The Golden Retriever is consistently the most-searched breed in the bronze dog statue market, and for good reason — the breed's flowing coat, athletic build, and expressive face translate beautifully into patinated bronze. The contrast between the sculpture's dark-brown or verde patina and the implied warmth of the original golden coat creates a visually compelling tension that collectors and garden designers both prize.
What to Look For in a Bronze Golden Retriever Statue
- Coat texture: Lost-wax cast Goldens should show individual fur strand separation, particularly around the ears, chest ruffs, and tail plume. Cold-cast pieces tend to have blurred, washed-out fur detail.
- Proportional accuracy: A Golden's head-to-body ratio, the depth of the chest, and the angle of the hindquarters are breed-specific checkpoints. Ask the gallery for a breed standard comparison if in doubt.
- Pose selection: Sitting Goldens are the most popular for memorials and entryways. Standing Goldens with head up and ears forward work well flanking garden gates. Running or retrieving poses suit larger garden installations.

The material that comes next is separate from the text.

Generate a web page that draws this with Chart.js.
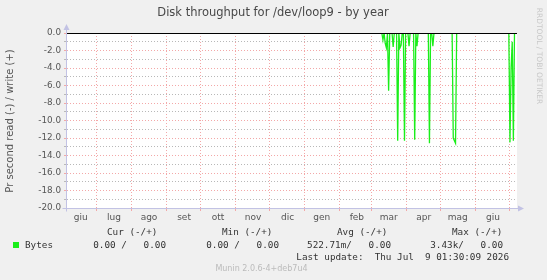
<!DOCTYPE html>
<html>
<head>
<meta charset="utf-8">
<title>Disk throughput for /dev/loop9 - by year</title>
<script src="https://cdn.jsdelivr.net/npm/chart.js@4.4.0/dist/chart.umd.min.js"></script>
<style>
  html, body { margin: 0; padding: 0; background: #f0f0f0; }
  canvas { display: block; }
</style>
</head>
<body>
<canvas id="maincanvas" width="547" height="280"></canvas>
<script>
// x values are days counted from 1 Jul 2025
var xStart = -25.6, xEnd = 371.2;
var monthStarts = [0, 31, 62, 92, 123, 153, 184, 215, 243, 274, 304, 335, 365];
var monthLabels = ["giu", "lug", "ago", "set", "ott", "nov", "dic", "gen", "feb", "mar", "apr", "mag", "giu"];
var monthLabelDays = [-13.5, 15.9, 46.7, 77.6, 107.6, 138.4, 169, 199, 230, 258, 289, 319, 350];

// read bytes per second (negative = read), daily samples
var readDays = [250, 252, 253, 254, 255, 256, 257, 258, 259, 261, 262, 263, 265, 266, 267, 268, 269, 270,
                271, 272, 273, 275, 276, 277, 280, 281, 282, 283, 284, 293, 294, 295, 296, 297, 298,
                314, 315, 316, 317, 318, 364, 365, 366, 367, 368, 369, 371];
var readValues = [0, 0, -0.8, 0, -1.2, -1.7, 0, -6.6, 0, 0, -1.6, 0, 0, -12.3, 0, -1.7, -1.4, 0,
                  0, -12.3, 0, 0, -1.5, 0, 0, -12.2, 0, -1.5, 0, 0, -12.6, 0, 0, -1.5, 0,
                  0, -12.0, -12.3, -12.6, 0, 0, -12.5, -4, -1, -12.3, 0, 0];

var yMin = -20, yMax = 0;

var statHeads = ["Cur (-/+)", "Min (-/+)", "Avg (-/+)", "Max (-/+)"];
var statBytes = ["0.00 /   0.00", "0.00 /   0.00", "522.71m/   0.00", "3.43k/   0.00"];
var lastUpdate = "Last update:  Thu Jul  9 01:30:09 2026";

var green = "#1aee1a";
var axisBlue = "#c2c2e4";
var majorGrid = "#f3a8a8";
var minorGrid = "#b8b8b8";
var mono = "'DejaVu Sans Mono', monospace";
var sans = "'DejaVu Sans', sans-serif";

var points = readDays.map(function(d, i){ return {x: d, y: readValues[i]}; });

var muninDecor = {
    id: "muninDecor",
    beforeDraw: function(chart){
        var c = chart.ctx, a = chart.chartArea;
        c.save();
        c.fillStyle = "#f0f0f0";
        c.fillRect(0, 0, chart.width, chart.height);
        c.fillStyle = "#ffffff";
        c.fillRect(a.left, a.top, a.right - a.left, a.bottom - a.top);
        c.restore();
    },
    afterDatasetsDraw: function(chart){
        var c = chart.ctx, a = chart.chartArea;
        var y0 = Math.round(chart.scales.y.getPixelForValue(0)) + 0.5;
        c.save();
        c.strokeStyle = "#000";
        c.lineWidth = 1;
        c.beginPath();
        c.moveTo(a.left, y0);
        c.lineTo(a.right, y0);
        c.stroke();
        c.restore();
    },
    afterDraw: function(chart){
        var c = chart.ctx, a = chart.chartArea;
        c.save();
        // axes with arrows
        c.strokeStyle = axisBlue;
        c.fillStyle = axisBlue;
        c.lineWidth = 1;
        var ax = a.left - 0.5, ay = a.bottom + 0.5;
        c.beginPath();
        c.moveTo(ax, ay + 3); c.lineTo(ax, a.top - 4);
        c.moveTo(ax - 4, ay); c.lineTo(a.right + 2, ay);
        c.stroke();
        c.beginPath();
        c.moveTo(ax, a.top - 9); c.lineTo(ax - 3, a.top - 3); c.lineTo(ax + 3, a.top - 3); c.closePath();
        c.fill();
        c.beginPath();
        c.moveTo(a.right + 7, ay); c.lineTo(a.right + 1, ay - 3); c.lineTo(a.right + 1, ay + 3); c.closePath();
        c.fill();

        // title
        c.fillStyle = "#484848";
        c.font = "11.5px " + sans;
        c.textAlign = "center";
        c.textBaseline = "middle";
        c.fillText("Disk throughput for /dev/loop9 - by year", 273, 13);

        // y axis title
        c.save();
        c.translate(10, 121);
        c.rotate(-Math.PI / 2);
        c.fillStyle = "#555";
        c.font = "10px " + sans;
        c.fillText("Pr second read (-) / write (+)", 0, 0);
        c.restore();

        // rrdtool credit
        c.save();
        c.translate(539, 56);
        c.rotate(Math.PI / 2);
        c.fillStyle = "#c8c8c8";
        c.font = "7.5px " + sans;
        c.fillText("RRDTOOL / TOBI OETIKER", 0, 0);
        c.restore();

        // legend and stats
        c.fillStyle = "#333";
        c.font = "9.3px " + mono;
        c.textAlign = "left";
        var headX = [107, 222, 337, 452];
        statHeads.forEach(function(t, i){ c.fillText(t, headX[i], 233); });
        c.fillStyle = green;
        c.fillRect(13, 242, 6, 6);
        c.fillStyle = "#333";
        c.fillText("Bytes", 25, 245.5);
        c.textAlign = "right";
        var valX = [166, 279, 391, 503];
        statBytes.forEach(function(t, i){ c.fillText(t, valX[i], 245.5); });
        c.fillText(lastUpdate, 509, 258);

        c.textAlign = "center";
        c.fillStyle = "#bbb";
        c.font = "8px " + sans;
        c.fillText("Munin 2.0.6-4+deb7u4", 261.5, 269);
        c.restore();
    }
};

var mainchart = document.getElementById("maincanvas").getContext("2d");
var mainLineChart = new Chart(mainchart, {
    type: "line",
    data: {
        datasets: [{
            label: "Bytes",
            data: points,
            borderColor: green,
            borderWidth: 1.3,
            pointRadius: 0,
            tension: 0,
            fill: false
        }]
    },
    options: {
        responsive: false,
        animation: false,
        layout: { padding: { top: 33, right: 30, bottom: 0, left: 0 } },
        plugins: { legend: { display: false }, tooltip: { enabled: false } },
        scales: {
            x: {
                type: "linear",
                position: "bottom",
                weight: 0,
                min: xStart,
                max: xEnd,
                afterBuildTicks: function(scale){
                    scale.ticks = monthStarts.map(function(v){ return {value: v}; });
                },
                afterFit: function(scale){ scale.height = 0; },
                ticks: { display: false },
                grid: { color: majorGrid, tickLength: 3, borderDash: [1, 2] },
                border: { display: false, dash: [1, 2] }
            },
            xl: {
                type: "linear",
                position: "bottom",
                weight: 1,
                min: xStart,
                max: xEnd,
                afterBuildTicks: function(scale){
                    scale.ticks = monthLabelDays.map(function(v){ return {value: v}; });
                },
                afterFit: function(scale){ scale.height = 72; },
                ticks: {
                    autoSkip: false,
                    maxRotation: 0,
                    padding: 4,
                    color: "#555",
                    font: { family: "DejaVu Sans", size: 9 },
                    callback: function(v, i){ return monthLabels[i]; }
                },
                grid: { display: false, drawTicks: false },
                border: { display: false }
            },
            y: {
                min: yMin,
                max: yMax,
                afterFit: function(scale){ scale.width = 67; },
                afterBuildTicks: function(scale){
                    var t = [];
                    for (var v = yMin; v <= yMax; v++) t.push({value: v});
                    scale.ticks = t;
                },
                ticks: {
                    autoSkip: false,
                    padding: 3,
                    color: "#555",
                    font: { family: "DejaVu Sans", size: 8.8 },
                    callback: function(v){ return v % 2 === 0 ? v.toFixed(1) : ""; }
                },
                grid: {
                    tickLength: 3,
                    borderDash: [1, 2],
                    color: function(ctx){
                        return ctx.tick && ctx.tick.value % 2 === 0 ? majorGrid : minorGrid;
                    }
                },
                border: { display: false, dash: [1, 2] }
            }
        }
    },
    plugins: [muninDecor]
});
</script>
</body>
</html>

- Size for garden use: A 24–30 inch standing Golden is proportionally accurate for most medium-large garden settings. A life-size Golden stands approximately 21–24 inches at the shoulder.
Bronze Whippet, Greyhound & Sighthound Sculptures

Whippets and Greyhounds occupy a distinct collector niche within the bronze dog sculpture world. Their aerodynamic profiles — deep chest, tucked abdomen, arched loin, long tapering skull — make them among the most architecturally striking subjects in bronze. The Whippet in particular has become almost a design object in its own right, appearing in interior design contexts as frequently as garden settings.
Resting / "Lazy Dog" Pose: A Sub-Category of Its Own
The resting sighthound — Whippet or Greyhound curled nose-to-tail, or stretched long in a "dead dog" sphinx pose — deserves its own section because it is the most consistently underserved style in the ready-made market yet among the most searched.
Why the resting pose works so well in bronze: - The compressed, self-contained form is structurally strong (no extended limbs to snap or stress) - It reads beautifully from above, making it ideal for coffee table, hearth, or low garden plinth placement - The resting pose carries emotional weight — it suggests peace, trust, and the quiet intimacy of a dog at rest — which is why it is frequently chosen for memorial pieces
Placement recommendations for resting / lazy dog bronze sculptures: - Living room coffee table or hearth ledge (12–18" pieces at eye level when seated) - Garden bed border or low stone plinth (24–36" pieces) - Beside a doorstep or at the foot of garden stairs - Library or study on a book-level shelf
The resting pose also suits mixed-breed or non-specific "hound type" sculptures particularly well, since the form is evocative without requiring breed precision — making it a strong choice for memorial pieces where the feeling of the dog matters more than exactbreeed accuracy.
Life-Size Bronze Dog Statues: Sizing Decision Framework
"Life-size" means something very different for a Chihuahua (4–6 lbs, 5" at the shoulder) than a Great Dane (100–180 lbs, 28–32" at the shoulder). Before specifying a life-size commission or purchasing a labeled "life-size" piece, use the framework below.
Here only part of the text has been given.